Metal–Organic Framework on Fullerene (MOFOF) as a Hierarchical Composite by the Integration of Coordination Chemistry and Supramolecular Chemistry

There is a synergy between coordination chemistry and supramolecular chemistry that has led to the development of innovative hierarchical composites with diverse functionalities. Here, we present a novel approach for the synthesis and characterization of a metal–organic framework on fullerene (MOFOF) composites, achieved through the integration of coordination chemistry and supramolecular chemistry principles. The hierarchical nature of the MOFOF harnesses the inherent properties of metal–organic frameworks and fullerenes. The two-step synthesis procedure involves controlled assembly of fullerenes as tube-like nanostructures (fullerene nanotube: FNT), their surface functionalization, and the on-surface growth of the MOF (in this case, ZIF-67). The method permits the precise tuning of morphology, effective distribution of MOF-on-FNT, and tight compositional control. The materials were comprehensively structurally characterized using electron microscopy, spectroscopic techniques, and other methods to elucidate the unique features and interactions within the MOFOF composites.
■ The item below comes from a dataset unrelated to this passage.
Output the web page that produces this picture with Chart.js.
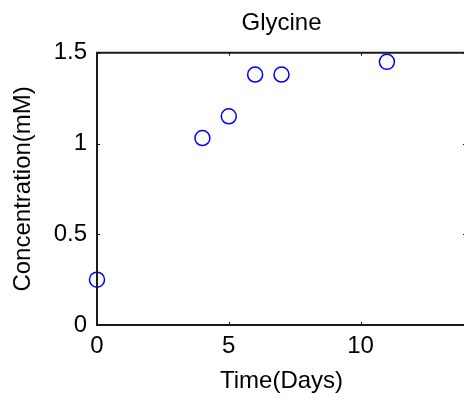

The main findings reveal that the novel synthesis and characterization of MOFOF composites demonstrate the successful integration of coordination chemistry and supramolecular chemistry for the designing and fabricating of advanced hierarchical composites with tailored properties, including micro- and mesopore channels, interfacial facets, and defect sites. These properties are expected to lead to numerous potential applications such as gas storage and separation, catalysis, sensing, energy storage, and environmental remediation. However, only the capability of acid vapor sensing was tested and is described here.